The man and the boy spoke in a slightly elevated style, mimicking the cadences
of some of the prose in Shakespeare. A sonnet, put in as a song from one of the
characters, wove fairly well into the rest of the narration.
That was the
germ I needed. Proof, as it were, that I could incorporate poetry and elevated
language--done sparingly--and still make a worthwhile story.
Gayle became
instrumental in the process, since I needed a sounding board for how the poetry
would work as a magic system. Devising prices to be paid--scars and pain--she helped
me to create character motivations, characteristics, and idiosyncrasies. The
world began to form, a Mediterranean-flavored country with poetry layered
throughout. Multiple cultures morphed until settling on final versions.
At one point,
I had to make a compromise on accuracy versus readability. The conjugation of
verbs in the informal tense is what Shakespeare uses in particular cases. It
indicates the relationship between the speakers--ruler to subject, parent to
child. Whenever he uses the informal conjugation, it says more than just the
words on the page. Gertrude, in Act 3 scene 4 of Hamlet, says, "Hamlet, thou hast thy father much
offended." She's using informal voice, with the words "thou hast
thy" being an indication of their proximity as kin. But Hamlet inverts
that on her, throwing back the line, "Mother, you my father have much offended."
She immediately tunes into this sudden verbal barrier, replying, "Come,
come, you answer with an idle tongue." She reverts to formal conjugation,
implicitly agreeing that there's something that's happened between the two of
them.
In Writ in Blood, characters would be using
"thee" and "thou" and "ye"--all of the informal
conjugations. But few people consider these to be informal in English. We,
paradoxically, respond to this conjugational format as being more formal, something reserved for
incredibly polite company. It's a quasi-sacred form of speech, since the King
James Version of the Bible utilizes the informal so frequently. Knowing this, I
changed the terminology for my book. Whenever they spoke informally, I called
it Formal.

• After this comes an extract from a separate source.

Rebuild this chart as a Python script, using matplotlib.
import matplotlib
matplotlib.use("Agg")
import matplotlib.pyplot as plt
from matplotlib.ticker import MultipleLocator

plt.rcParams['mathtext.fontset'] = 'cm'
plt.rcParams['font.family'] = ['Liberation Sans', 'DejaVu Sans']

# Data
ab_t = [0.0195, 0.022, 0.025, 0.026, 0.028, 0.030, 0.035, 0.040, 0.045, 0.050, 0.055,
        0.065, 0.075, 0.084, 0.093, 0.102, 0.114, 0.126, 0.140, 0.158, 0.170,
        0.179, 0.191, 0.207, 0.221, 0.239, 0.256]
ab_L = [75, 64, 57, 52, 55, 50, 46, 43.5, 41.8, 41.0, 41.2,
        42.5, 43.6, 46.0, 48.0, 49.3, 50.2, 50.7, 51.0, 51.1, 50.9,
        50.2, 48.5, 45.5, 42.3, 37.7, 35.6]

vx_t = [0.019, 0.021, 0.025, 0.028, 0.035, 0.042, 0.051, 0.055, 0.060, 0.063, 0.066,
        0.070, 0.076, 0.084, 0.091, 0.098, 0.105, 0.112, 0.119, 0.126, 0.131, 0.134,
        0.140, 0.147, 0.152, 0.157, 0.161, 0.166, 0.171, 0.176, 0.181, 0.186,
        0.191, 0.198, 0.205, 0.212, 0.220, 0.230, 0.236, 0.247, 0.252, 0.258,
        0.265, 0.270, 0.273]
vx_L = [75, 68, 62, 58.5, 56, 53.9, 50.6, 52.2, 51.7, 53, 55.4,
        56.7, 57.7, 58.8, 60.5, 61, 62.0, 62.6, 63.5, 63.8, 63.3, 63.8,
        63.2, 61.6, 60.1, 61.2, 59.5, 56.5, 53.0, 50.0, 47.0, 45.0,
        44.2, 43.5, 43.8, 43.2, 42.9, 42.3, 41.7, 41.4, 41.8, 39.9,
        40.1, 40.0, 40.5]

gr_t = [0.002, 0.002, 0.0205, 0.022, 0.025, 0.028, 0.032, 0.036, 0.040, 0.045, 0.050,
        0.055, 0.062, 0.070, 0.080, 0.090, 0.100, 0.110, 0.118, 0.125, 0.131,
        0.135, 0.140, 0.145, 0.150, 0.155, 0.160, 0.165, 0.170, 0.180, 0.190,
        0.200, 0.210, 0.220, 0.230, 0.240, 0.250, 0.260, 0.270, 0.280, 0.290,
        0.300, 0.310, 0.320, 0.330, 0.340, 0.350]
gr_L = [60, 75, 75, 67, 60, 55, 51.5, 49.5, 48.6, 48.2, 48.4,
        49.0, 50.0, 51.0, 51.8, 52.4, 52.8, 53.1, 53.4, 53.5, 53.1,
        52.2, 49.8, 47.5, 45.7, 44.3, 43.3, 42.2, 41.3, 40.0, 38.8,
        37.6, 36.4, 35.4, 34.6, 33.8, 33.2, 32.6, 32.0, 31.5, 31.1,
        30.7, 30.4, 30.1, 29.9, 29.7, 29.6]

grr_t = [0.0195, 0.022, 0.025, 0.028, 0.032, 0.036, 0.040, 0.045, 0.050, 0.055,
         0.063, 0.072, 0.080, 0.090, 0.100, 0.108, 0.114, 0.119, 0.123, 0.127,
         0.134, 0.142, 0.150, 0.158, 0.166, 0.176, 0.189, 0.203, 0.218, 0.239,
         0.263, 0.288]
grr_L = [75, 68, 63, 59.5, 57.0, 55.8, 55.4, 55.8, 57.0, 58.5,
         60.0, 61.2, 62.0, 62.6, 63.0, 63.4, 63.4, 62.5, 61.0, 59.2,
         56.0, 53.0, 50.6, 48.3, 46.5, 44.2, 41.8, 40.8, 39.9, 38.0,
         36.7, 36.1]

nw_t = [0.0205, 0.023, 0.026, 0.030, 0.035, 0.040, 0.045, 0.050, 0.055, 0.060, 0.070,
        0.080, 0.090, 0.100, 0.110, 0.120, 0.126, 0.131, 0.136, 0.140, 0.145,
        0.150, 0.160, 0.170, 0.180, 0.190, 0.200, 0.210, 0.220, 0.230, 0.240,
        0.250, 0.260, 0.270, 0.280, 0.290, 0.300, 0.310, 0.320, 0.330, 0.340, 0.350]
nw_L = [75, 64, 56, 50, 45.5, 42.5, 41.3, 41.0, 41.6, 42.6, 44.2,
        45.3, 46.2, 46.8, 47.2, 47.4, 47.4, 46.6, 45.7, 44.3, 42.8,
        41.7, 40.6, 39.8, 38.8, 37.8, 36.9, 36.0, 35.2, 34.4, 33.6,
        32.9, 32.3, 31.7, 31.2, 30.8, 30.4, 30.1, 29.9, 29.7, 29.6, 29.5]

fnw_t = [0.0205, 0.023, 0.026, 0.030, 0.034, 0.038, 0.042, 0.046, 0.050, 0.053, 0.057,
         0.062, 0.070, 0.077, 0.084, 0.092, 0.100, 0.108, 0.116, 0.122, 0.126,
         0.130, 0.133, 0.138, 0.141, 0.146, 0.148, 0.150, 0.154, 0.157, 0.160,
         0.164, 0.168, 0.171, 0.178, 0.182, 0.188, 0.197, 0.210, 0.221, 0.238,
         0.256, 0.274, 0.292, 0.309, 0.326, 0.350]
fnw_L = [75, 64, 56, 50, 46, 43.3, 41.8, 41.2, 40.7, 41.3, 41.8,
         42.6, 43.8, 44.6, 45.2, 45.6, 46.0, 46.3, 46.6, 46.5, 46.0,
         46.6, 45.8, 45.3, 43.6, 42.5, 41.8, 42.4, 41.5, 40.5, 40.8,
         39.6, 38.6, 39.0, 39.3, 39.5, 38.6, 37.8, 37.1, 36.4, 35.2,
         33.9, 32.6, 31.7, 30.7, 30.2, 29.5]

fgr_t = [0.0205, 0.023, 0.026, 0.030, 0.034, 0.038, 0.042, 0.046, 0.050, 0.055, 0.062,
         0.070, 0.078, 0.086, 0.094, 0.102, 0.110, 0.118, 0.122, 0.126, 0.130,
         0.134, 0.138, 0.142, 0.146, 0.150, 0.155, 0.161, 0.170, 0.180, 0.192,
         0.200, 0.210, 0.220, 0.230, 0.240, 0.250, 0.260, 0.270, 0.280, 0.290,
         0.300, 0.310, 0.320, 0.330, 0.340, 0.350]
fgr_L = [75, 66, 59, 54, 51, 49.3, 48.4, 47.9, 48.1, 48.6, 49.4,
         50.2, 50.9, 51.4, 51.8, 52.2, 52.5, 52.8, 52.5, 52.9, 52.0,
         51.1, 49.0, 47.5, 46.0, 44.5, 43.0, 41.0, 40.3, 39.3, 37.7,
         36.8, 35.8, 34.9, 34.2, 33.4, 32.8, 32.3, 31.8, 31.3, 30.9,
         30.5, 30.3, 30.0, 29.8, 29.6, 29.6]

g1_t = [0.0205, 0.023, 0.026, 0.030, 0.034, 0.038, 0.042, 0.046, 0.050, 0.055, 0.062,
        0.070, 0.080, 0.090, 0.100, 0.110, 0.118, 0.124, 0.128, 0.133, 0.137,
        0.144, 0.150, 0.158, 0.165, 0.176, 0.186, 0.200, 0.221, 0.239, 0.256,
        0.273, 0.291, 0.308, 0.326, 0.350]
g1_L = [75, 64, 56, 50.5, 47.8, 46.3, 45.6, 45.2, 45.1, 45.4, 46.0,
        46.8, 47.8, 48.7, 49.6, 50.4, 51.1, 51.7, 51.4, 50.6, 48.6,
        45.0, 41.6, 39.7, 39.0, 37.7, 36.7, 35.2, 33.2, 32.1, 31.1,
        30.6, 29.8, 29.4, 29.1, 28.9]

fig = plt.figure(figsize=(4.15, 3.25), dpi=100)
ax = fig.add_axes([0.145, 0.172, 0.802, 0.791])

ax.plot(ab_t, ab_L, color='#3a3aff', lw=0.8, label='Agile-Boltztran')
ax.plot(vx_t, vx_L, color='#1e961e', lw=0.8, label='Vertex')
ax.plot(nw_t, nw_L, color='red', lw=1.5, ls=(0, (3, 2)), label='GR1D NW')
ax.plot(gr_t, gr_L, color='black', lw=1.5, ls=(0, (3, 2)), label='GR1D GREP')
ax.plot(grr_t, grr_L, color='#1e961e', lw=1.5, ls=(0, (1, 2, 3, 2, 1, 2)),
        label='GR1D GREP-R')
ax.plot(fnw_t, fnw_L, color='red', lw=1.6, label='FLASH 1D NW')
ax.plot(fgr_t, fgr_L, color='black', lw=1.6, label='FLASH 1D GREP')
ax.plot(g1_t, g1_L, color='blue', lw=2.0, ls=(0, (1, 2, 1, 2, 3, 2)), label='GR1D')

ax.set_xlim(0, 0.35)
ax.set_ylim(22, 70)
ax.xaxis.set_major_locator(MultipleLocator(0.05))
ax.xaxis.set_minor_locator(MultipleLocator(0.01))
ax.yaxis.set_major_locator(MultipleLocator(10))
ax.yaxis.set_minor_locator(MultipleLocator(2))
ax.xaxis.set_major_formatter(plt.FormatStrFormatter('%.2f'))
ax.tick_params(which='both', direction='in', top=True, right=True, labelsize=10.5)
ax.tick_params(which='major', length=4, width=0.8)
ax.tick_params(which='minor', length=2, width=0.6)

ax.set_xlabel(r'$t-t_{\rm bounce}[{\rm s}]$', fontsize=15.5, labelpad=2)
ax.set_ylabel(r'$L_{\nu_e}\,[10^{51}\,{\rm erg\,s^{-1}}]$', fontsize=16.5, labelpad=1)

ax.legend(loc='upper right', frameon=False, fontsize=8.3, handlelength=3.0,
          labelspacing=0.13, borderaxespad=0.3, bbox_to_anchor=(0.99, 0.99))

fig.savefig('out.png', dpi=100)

Whenever they spoke "normally", they were speaking
"informally". It hurt the grammarian in me to make this choice, but
it seemed the only way to bridge the somewhat esoteric nomenclature and the
accessibility of the text.
I drafted the
book over the course of about three years, putting more effort and time into it
than any other project I've ever worked on. I produced three or four thousand
words a week--sometimes more--and ended the process with over 311,000 words in
it. In other words, I made the best book I could--and it's unpublishable.
I don't know
if it's the denseness of the prose (which can get a little thorny on occasion)

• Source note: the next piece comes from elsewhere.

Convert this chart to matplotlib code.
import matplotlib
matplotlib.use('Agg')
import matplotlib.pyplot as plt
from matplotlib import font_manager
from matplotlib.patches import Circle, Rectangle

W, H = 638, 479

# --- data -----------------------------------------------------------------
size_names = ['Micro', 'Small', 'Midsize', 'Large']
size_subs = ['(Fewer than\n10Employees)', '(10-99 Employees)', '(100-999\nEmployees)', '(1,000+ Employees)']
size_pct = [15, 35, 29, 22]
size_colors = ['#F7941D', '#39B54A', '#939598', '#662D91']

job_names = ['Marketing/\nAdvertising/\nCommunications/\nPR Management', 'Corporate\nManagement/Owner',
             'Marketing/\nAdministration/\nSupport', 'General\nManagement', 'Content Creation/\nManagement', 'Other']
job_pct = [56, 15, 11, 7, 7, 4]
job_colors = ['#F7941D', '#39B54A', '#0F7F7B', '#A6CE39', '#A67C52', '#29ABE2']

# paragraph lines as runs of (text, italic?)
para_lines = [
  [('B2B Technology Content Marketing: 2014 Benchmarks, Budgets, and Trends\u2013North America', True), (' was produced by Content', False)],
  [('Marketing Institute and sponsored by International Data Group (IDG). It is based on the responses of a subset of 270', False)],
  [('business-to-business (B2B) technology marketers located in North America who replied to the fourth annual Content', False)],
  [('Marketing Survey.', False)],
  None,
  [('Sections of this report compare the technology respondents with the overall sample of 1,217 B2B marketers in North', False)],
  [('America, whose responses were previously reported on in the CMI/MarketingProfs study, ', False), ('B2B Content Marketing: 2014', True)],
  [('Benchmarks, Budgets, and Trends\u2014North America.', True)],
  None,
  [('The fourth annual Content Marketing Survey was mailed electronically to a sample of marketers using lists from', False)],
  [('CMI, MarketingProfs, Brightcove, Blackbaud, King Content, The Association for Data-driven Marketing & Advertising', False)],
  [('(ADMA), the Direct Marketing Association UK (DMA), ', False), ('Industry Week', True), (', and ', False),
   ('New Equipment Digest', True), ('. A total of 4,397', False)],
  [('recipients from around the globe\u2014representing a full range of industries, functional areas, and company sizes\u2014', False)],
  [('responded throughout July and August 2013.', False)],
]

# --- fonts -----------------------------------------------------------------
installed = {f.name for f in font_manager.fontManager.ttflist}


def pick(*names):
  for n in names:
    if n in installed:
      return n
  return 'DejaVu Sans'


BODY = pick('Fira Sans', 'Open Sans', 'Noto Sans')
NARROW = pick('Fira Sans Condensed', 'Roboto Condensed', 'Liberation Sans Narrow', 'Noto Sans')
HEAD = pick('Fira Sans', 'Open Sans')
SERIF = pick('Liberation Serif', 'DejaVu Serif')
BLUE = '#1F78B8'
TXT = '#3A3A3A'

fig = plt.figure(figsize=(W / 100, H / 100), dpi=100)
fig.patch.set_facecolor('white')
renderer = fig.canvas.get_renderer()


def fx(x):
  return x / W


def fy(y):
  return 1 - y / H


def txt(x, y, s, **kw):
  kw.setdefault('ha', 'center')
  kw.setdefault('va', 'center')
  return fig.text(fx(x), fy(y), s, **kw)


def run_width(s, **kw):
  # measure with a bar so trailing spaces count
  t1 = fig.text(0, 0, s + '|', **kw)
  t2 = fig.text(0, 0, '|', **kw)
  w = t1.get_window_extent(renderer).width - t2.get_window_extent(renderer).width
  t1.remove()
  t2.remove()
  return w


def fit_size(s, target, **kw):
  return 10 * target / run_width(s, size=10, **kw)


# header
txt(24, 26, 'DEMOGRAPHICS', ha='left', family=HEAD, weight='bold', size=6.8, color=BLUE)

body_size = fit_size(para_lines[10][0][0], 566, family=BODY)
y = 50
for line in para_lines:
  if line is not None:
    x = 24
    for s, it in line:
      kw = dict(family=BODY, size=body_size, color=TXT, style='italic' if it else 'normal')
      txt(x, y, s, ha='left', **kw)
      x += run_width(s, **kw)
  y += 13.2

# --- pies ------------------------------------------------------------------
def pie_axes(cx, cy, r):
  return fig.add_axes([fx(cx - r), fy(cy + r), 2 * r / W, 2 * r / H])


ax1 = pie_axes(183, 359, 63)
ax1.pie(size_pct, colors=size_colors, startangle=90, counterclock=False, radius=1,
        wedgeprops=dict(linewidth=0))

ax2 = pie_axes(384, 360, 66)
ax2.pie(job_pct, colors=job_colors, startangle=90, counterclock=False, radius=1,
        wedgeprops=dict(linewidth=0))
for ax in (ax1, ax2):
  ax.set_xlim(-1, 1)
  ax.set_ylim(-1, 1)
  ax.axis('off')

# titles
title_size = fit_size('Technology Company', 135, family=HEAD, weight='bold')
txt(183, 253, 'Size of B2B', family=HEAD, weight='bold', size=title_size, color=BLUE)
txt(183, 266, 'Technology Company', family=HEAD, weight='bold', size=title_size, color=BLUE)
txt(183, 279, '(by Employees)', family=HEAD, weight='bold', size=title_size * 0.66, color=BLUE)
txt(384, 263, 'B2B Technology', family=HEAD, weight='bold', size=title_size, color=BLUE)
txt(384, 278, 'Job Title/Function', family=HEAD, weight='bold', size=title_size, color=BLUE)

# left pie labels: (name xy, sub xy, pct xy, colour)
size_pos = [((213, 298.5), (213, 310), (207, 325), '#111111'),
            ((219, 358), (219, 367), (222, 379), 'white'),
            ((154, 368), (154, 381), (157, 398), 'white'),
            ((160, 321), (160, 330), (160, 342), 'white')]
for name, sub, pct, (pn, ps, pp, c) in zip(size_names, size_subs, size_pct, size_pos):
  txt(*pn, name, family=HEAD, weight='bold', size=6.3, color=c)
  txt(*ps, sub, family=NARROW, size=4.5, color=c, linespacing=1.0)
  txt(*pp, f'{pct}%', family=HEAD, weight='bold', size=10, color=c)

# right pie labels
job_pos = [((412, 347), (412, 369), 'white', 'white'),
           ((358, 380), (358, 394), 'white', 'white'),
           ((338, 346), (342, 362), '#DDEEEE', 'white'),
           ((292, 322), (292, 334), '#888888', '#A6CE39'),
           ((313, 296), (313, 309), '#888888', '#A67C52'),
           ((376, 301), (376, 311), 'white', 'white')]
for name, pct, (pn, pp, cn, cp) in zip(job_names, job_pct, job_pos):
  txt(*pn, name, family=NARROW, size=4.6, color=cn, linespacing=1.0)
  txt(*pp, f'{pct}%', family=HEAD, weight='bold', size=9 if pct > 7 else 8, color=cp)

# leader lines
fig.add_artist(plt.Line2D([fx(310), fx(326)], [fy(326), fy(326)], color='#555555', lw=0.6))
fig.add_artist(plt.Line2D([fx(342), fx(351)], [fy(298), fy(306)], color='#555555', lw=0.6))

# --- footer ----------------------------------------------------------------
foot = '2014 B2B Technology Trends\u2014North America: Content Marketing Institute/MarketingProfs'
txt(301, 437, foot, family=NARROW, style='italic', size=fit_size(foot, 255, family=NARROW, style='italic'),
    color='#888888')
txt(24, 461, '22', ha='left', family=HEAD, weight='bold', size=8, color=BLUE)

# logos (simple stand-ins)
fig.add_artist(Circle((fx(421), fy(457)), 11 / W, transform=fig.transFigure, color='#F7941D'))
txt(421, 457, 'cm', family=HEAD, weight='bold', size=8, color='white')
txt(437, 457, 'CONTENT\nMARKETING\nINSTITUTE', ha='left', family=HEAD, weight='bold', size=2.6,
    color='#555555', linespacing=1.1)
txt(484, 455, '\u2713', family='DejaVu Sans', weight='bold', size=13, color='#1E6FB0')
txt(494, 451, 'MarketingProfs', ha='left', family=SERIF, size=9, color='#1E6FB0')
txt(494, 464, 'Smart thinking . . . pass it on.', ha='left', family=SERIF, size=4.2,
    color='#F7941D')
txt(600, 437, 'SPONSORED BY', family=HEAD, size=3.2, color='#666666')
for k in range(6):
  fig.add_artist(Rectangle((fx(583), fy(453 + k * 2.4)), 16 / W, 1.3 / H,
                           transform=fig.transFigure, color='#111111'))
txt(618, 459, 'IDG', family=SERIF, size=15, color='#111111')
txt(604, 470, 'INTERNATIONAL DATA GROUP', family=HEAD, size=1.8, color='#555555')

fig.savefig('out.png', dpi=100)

or that I'm soliciting the wrong people, but whatever the case, I've had only
the barest of nibbles as I've sent out queries for agent representation. The
thought of printing it out and submitting it (revised, it's down to 290,000
words) to publishers directly is cost-prohibitive: printing out the manuscript
would cost anywhere between $25 and $35, plus the price of shipping. It just
isn't worth it.
Part of my
worry about Writ in Blood is, in all
honesty, Shakespeare. I know he's cachet--he has hundreds of festivals named
after him every year and, 400 years down the line, he's still making headlines
and inspiring people. Sure, a lot of people are intimidated by him (silly
them), but there are few in this country who haven't heard of William
Shakespeare. And because of the tendency of aspiring authors to compare their
works to established (and lucrative) authors, I'm leery to comp-title Shax. I
mean, it simply sounds beyond audacious to say my book is "Shakespeare
meets Homer with a Cold War-style twist." The associations it invites,
while intriguing, also oversell my writing. It's inspired by Shakespeare, but it's no Shakespeare. It's set in Homer's homeland, but it's no
Homer. It pulls some of its political
concepts from the Cold War, but that's a minor particle of world building. And
yet, Shakespeare is why I ended up with the book I did, so why shouldn't I sell it as such?
I think it's
my own fear that, though my book with resonate with some, as a whole the
concept is too "high-brow" for mass appeal. When I think of people
dressing up as characters from books, they aren't going to be dressed in
colorful togas and calling themselves Nicomachus. There are plenty of other
books out there--shorter, most of them--with more iconic feeling than what Writ in Blood is trying to do. That's
part of why I love my book. It's its own thing. It fuses some of the great
loves of my life, Shakespeare and fantasy, and pushes it into a new direction.
Sadly,
no one--as yet--is interested in that direction.